### Dataset excerpt

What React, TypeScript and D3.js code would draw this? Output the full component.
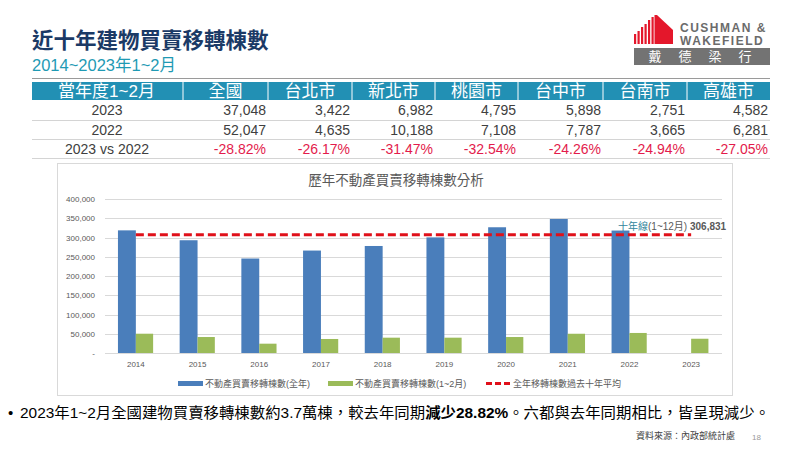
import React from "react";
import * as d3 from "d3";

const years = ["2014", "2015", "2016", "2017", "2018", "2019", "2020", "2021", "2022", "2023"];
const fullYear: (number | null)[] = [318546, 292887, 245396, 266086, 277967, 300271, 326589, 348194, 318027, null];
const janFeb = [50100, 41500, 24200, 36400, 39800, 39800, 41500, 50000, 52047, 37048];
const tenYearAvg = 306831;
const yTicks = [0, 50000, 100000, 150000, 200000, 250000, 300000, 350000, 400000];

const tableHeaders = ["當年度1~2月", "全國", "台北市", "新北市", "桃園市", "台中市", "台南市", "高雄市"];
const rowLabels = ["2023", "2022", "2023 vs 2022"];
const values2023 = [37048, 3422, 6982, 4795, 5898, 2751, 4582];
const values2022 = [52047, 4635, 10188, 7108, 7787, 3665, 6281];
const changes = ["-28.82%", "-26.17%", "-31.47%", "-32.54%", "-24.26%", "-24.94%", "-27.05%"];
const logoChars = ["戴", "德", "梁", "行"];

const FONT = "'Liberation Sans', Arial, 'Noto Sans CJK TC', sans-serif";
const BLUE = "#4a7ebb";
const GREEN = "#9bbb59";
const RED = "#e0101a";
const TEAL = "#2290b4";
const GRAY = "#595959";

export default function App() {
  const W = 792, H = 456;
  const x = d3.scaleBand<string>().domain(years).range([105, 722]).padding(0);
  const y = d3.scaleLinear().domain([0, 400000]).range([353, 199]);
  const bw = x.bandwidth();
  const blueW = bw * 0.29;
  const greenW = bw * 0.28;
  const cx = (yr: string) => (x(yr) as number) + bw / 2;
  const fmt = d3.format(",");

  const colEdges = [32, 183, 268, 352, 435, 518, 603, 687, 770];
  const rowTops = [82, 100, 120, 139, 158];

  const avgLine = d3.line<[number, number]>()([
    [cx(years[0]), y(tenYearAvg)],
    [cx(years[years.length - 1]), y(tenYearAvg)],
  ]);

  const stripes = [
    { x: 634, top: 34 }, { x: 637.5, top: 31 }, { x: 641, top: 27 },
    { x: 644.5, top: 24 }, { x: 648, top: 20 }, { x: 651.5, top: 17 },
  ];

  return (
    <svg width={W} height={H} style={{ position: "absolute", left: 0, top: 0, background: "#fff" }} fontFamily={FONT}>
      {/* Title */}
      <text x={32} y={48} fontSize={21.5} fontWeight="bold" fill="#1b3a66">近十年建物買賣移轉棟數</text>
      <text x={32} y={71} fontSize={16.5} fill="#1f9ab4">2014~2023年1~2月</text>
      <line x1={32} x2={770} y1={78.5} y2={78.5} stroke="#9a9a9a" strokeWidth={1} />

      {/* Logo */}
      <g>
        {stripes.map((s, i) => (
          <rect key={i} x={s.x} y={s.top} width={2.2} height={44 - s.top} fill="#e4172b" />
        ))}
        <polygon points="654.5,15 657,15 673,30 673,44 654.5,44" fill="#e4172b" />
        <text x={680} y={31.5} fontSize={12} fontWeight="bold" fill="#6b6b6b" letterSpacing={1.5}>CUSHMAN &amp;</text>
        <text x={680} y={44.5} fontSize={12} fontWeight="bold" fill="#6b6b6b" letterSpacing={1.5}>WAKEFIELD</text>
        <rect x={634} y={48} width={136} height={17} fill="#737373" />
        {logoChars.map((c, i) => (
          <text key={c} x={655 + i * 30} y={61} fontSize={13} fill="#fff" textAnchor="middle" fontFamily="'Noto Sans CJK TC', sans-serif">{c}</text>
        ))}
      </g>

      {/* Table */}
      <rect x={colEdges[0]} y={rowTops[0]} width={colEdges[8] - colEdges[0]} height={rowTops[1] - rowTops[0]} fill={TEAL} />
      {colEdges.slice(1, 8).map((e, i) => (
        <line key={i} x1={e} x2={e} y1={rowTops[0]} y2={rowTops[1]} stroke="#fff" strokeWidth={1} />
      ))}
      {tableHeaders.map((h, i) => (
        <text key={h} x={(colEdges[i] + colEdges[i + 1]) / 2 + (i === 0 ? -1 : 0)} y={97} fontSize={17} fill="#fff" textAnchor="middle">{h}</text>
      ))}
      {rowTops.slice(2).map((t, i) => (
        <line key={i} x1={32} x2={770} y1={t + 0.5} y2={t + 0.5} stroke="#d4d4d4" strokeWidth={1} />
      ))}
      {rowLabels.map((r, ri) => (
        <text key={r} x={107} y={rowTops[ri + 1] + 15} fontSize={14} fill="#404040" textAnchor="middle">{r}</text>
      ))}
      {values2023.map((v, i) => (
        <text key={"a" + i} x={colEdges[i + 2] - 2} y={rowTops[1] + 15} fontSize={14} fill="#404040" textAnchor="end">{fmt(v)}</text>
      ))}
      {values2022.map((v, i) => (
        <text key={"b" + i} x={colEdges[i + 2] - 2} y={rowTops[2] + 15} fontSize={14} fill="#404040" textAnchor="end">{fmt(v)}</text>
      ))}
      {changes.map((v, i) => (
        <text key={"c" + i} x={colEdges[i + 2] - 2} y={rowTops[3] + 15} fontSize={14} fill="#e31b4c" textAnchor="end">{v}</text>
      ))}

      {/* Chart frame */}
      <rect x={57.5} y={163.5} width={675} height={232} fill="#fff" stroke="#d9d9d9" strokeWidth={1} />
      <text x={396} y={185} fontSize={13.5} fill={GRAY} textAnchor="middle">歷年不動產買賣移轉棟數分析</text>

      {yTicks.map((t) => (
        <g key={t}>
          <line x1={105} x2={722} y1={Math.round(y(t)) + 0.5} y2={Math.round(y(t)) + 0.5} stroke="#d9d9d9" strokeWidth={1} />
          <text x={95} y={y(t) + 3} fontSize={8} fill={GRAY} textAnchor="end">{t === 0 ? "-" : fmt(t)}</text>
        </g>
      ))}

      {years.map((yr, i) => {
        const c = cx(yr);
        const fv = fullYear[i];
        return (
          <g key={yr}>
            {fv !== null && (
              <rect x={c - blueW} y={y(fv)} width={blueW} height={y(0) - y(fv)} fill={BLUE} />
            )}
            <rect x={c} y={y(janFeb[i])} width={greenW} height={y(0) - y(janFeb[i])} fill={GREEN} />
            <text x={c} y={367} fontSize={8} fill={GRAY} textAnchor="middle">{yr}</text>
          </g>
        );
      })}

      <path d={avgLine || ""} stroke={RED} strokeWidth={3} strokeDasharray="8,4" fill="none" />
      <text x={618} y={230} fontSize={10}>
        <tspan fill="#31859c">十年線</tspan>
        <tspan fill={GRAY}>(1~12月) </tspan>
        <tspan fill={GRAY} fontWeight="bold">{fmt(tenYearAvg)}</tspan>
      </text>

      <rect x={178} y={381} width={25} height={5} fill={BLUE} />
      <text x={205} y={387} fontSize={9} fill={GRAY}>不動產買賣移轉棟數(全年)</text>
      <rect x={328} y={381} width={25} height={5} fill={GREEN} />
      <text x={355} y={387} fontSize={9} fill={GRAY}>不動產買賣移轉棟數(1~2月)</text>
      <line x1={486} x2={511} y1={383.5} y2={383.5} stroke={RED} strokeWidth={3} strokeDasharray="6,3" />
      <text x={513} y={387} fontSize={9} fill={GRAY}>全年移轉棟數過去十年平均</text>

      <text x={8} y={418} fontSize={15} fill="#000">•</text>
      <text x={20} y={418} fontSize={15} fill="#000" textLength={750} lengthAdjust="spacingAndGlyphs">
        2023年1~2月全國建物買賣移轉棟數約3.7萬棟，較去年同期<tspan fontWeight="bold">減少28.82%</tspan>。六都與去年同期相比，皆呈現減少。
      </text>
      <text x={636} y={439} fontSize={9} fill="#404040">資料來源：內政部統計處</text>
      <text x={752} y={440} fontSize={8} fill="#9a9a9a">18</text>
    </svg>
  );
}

######

-- What you need to do --
Everything from the first line to the line with "300000, 350000, 400000];" must be repeated exactly, and nothing else. Leave the pictures out.

-- Exercise response --
What React, TypeScript and D3.js code would draw this? Output the full component.
import React from "react";
import * as d3 from "d3";

const years = ["2014", "2015", "2016", "2017", "2018", "2019", "2020", "2021", "2022", "2023"];
const fullYear: (number | null)[] = [318546, 292887, 245396, 266086, 277967, 300271, 326589, 348194, 318027, null];
const janFeb = [50100, 41500, 24200, 36400, 39800, 39800, 41500, 50000, 52047, 37048];
const tenYearAvg = 306831;
const yTicks = [0, 50000, 100000, 150000, 200000, 250000, 300000, 350000, 400000];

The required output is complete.